Her Elwood Secondary College school development in Melbourne was nurtured by her geography teacher John Handscomb, the father of Australian Test player Peter Handscomb. Jones completed a Bachelor of Applied Science in Human Movement and a Graduate Diploma of Secondary Education teaching at Victoria University. After a short time as a physical education teacher she moved into cricket development and coaching for women and girls across Australia, UK, and South Africa.

She left a career as a sports agent with TGI for some of Australia's leading female athletes after becoming a commentator full time in 2018.

==Playing career==
Starting her career as an opening bowler for Victoria and Australia U/21s, Jones then developed into a top order bat for the majority of her career. She played 5 Test matches for Australia between 1998 and 2003, scoring 251 runs, highlighted by a 131 on debut against England in August 1998. Jones was the 134th woman to play Test cricket for Australia. She also played 61 One Day Internationals for Australia, scoring 1028 runs winning two World Cups in 1997 and 2005 and two successful women's Ashes campaigns in 1998 and 2002/3.

While working in the development of women and girls' cricket for Surrey County Cricket Board Jones played for the Surrey County women's cricket team and coached their junior teams between 2003 and 2004. She played 122 games for the Victorian Spirit in the Australian Women's National Cricket League, and then five Women's Twenty20 cricket games for the Tasmanian Roar.

==Commentary career==
Missing an Australian Ashes tour to England in 2001, Jones was asked by Sky Sport to commentate on an ODI between the two teams. Subsequent work trips to England meant one off commentary stints, leading to opportunities in Australia in 2007 with Channel 9 to cover the women's Twenty 20 internationals.

Jones was part of the ICC's first ever coverage of women's world cups in 2009 when she joined Alan Wilkins, Belinda Clark, Debbie Hockley, Danny Morrison and Wasim Akram.

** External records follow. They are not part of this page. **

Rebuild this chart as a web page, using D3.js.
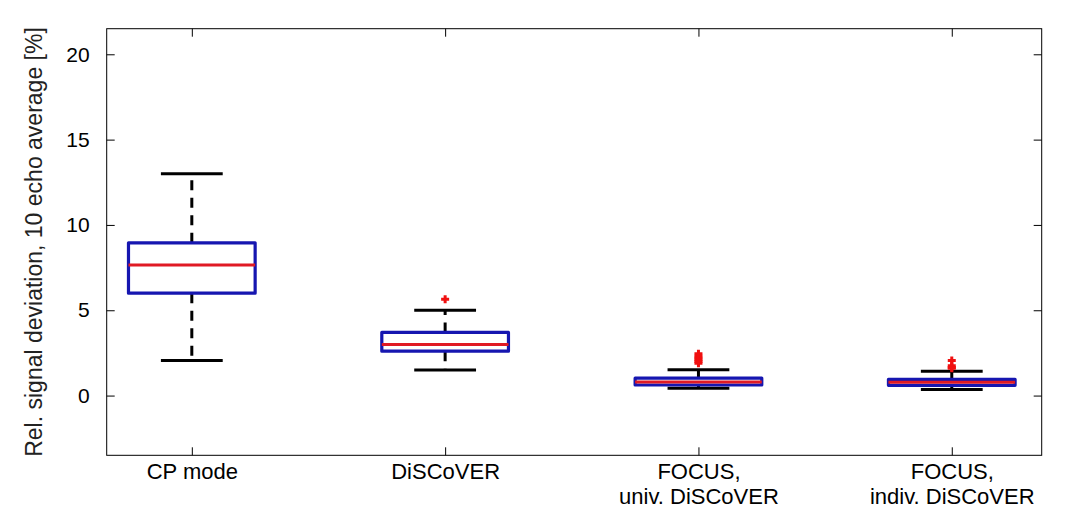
<!DOCTYPE html>
<html>
<head>
<meta charset="utf-8">
<script src="https://cdn.jsdelivr.net/npm/d3@7/dist/d3.min.js"></script>
<style>
  html, body { margin: 0; padding: 0; background: #fff; }
  svg { display: block; font-family: "Liberation Sans", Arial, sans-serif; }
</style>
</head>
<body>
<svg id="chart" width="1074" height="525"></svg>
<script>
// ---- data ----
const categories = [["CP mode"], ["DiSCoVER"], ["FOCUS,", "univ. DiSCoVER"], ["FOCUS,", "indiv. DiSCoVER"]];
const lowerWhisker = [2.05, 1.5, 0.43, 0.35];
const q1Values = [6.0, 2.6, 0.62, 0.6];
const medianValues = [7.65, 3.0, 0.8, 0.78];
const q3Values = [8.95, 3.7, 1.02, 0.95];
const upperWhisker = [13.0, 5.0, 1.52, 1.42];
const outliers = [[], [5.65], [2.45, 2.3, 2.2, 2.1, 2.0, 1.9], [2.05, 1.75, 1.65, 1.6]];
const yTicks = [0, 5, 10, 15, 20];

// ---- layout ----
const plotLeft = 106.7, plotRight = 1041.7, plotTop = 28.7, plotBottom = 455.3;
const svg = d3.select("#chart");

const x = d3.scaleLinear().domain([0.664, 4.355]).range([plotLeft, plotRight]);
const y = d3.scaleLinear().domain([-3.5, 21.5]).range([plotBottom, plotTop]);

const idx = categories.map((c, i) => i + 1);
const boxHalf = 0.25, capHalf = 0.122;
const blue = "#1616b0", red = "#e01a24";

// frame
svg.append("rect").attr("x", plotLeft).attr("y", plotTop)
  .attr("width", plotRight - plotLeft).attr("height", plotBottom - plotTop)
  .attr("fill", "none").attr("stroke", "#000").attr("stroke-width", 1);

// axes (ticks inside, mirrored)
const tickLen = 8;
const yAxisL = d3.axisLeft(y).tickValues(yTicks).tickSizeInner(-tickLen).tickSizeOuter(0).tickPadding(17);
const gyL = svg.append("g").attr("transform", `translate(${plotLeft},0)`).call(yAxisL);
gyL.select(".domain").remove();
gyL.selectAll("text").attr("font-size", 21).attr("fill", "#000")
  .attr("font-family", "'Liberation Sans', Arial, sans-serif");

const yAxisR = d3.axisRight(y).tickValues(yTicks).tickSizeInner(-tickLen).tickSizeOuter(0).tickFormat("");
const gyR = svg.append("g").attr("transform", `translate(${plotRight},0)`).call(yAxisR);
gyR.select(".domain").remove();

const xAxisB = d3.axisBottom(x).tickValues(idx).tickSizeInner(-tickLen).tickSizeOuter(0).tickFormat("");
const gxB = svg.append("g").attr("transform", `translate(0,${plotBottom})`).call(xAxisB);
gxB.select(".domain").remove();
const xAxisT = d3.axisTop(x).tickValues(idx).tickSizeInner(-tickLen).tickSizeOuter(0).tickFormat("");
const gxT = svg.append("g").attr("transform", `translate(0,${plotTop})`).call(xAxisT);
gxT.select(".domain").remove();

// category labels
gxB.selectAll(".tick").each(function(d, i) {
  const t = d3.select(this).append("text")
    .attr("text-anchor", "middle").attr("fill", "#000")
    .attr("font-size", 22).attr("font-family", "'Liberation Sans', Arial, sans-serif");
  categories[i].forEach((line, j) => {
    t.append("tspan").attr("x", 0).attr("y", 24 + j * 25).text(line);
  });
});

// y label
svg.append("text")
  .attr("transform", `translate(34,${(plotTop + plotBottom) / 2}) rotate(-90)`)
  .attr("text-anchor", "middle").attr("dominant-baseline", "central")
  .attr("font-size", 23).attr("fill", "#222")
  .text("Rel. signal deviation, 10 echo average [%]");

// boxes
const g = svg.append("g");
idx.forEach((c, i) => {
  const dash = "10,7.5";
  g.append("line").attr("x1", x(c)).attr("x2", x(c))
    .attr("y1", y(q3Values[i])).attr("y2", y(upperWhisker[i]))
    .attr("stroke", "#000").attr("stroke-width", 3).attr("stroke-dasharray", dash);
  g.append("line").attr("x1", x(c)).attr("x2", x(c))
    .attr("y1", y(q1Values[i])).attr("y2", y(lowerWhisker[i]))
    .attr("stroke", "#000").attr("stroke-width", 3).attr("stroke-dasharray", dash);
  [upperWhisker[i], lowerWhisker[i]].forEach(v => {
    g.append("line").attr("x1", x(c - capHalf)).attr("x2", x(c + capHalf))
      .attr("y1", y(v)).attr("y2", y(v))
      .attr("stroke", "#000").attr("stroke-width", 3);
  });
  g.append("rect").attr("x", x(c - boxHalf)).attr("y", y(q3Values[i]))
    .attr("width", x(c + boxHalf) - x(c - boxHalf))
    .attr("height", y(q1Values[i]) - y(q3Values[i]))
    .attr("fill", "none").attr("stroke", blue).attr("stroke-width", 3.2)
    .attr("stroke-linejoin", "round");
  g.append("line").attr("x1", x(c - boxHalf)).attr("x2", x(c + boxHalf))
    .attr("y1", y(medianValues[i])).attr("y2", y(medianValues[i]))
    .attr("stroke", red).attr("stroke-width", 3);
  outliers[i].forEach(v => {
    const cx = x(c), cy = y(v), s = 4;
    g.append("path")
      .attr("d", `M${cx - s},${cy}H${cx + s}M${cx},${cy - s}V${cy + s}`)
      .attr("stroke", "#f01010").attr("stroke-width", 3).attr("fill", "none");
  });
});
</script>
</body>
</html>
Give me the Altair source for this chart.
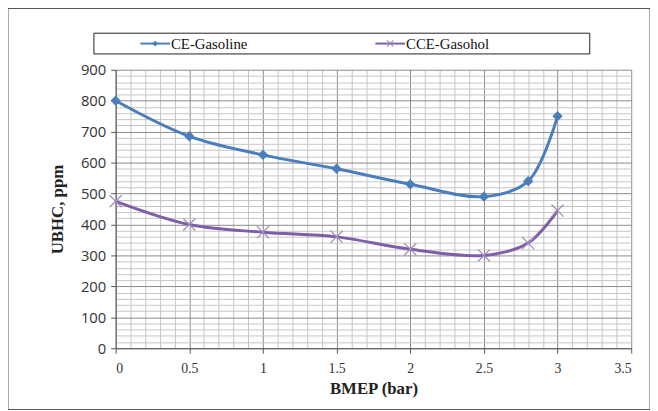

2015 saw Jones, along with Isa Guha, Lisa Sthalekar and Anjum Chopra, join the Indian Premier League as the first women to commentate on the largest domestic cricket competition, a world top-ten sporting competition. She joined Channel 10 in the inaugural season of the Women's Big Bash League, and provided boundary commentary during the 2015–16 Big Bash League, along with commentary in the Pakistan Super League in 2017.

With a change to media rights in Australia in 2018 Jones departed her full time employment as a sports agent and joined the Fox Sports Cricket commentary team which included the first ever production of a women's cricket magazine show, The Blast, with co-host Megan Barnard.

Jones has maintained her connection with Sky Sport Cricket and is a constant part of the England cricket summer across men's and women's Internationals and The Hundred.

Commentary extended to radio stints with BBC, SEN and ABC and her own WBBL vodcast with comedian Bobby Macumber called Pitch Perfect.

Now a regular on ICC men's and women's world cups and T20 world cups, Jones' voice is synonymous with cricket commentary and world cup cricket moments. She has also lent her voice to cricket games like the Ashes Cricket 17 game and various podcasts.

Jones was part of the commentary panel for the 2025 ICC Champions Trophy and the 2025 ICC World Test Championship final.

==Personal life==
Jones is an ambassador with Australian charity, Red Dust, which promotes health initiatives in remote Aboriginal communities, and is a Victoria University Women in Sport Ambassador. In 2017 she was inducted to the Victorian Honour Roll of Women, while in the 2019 Australia Day Honours, she was awarded the Order of Australia Medal, for services to cricket and the community.

Cricket Victoria became the first Australian state to successfully nominate a woman to the board of Cricket Australia where Jones spent a term working through some of Australian cricket's biggest challenges including hosting T20 World Cups, responding to the COVID pandemic and co-chairing the National Aboriginal and Torres Strait Island Cricket Advisory Committee.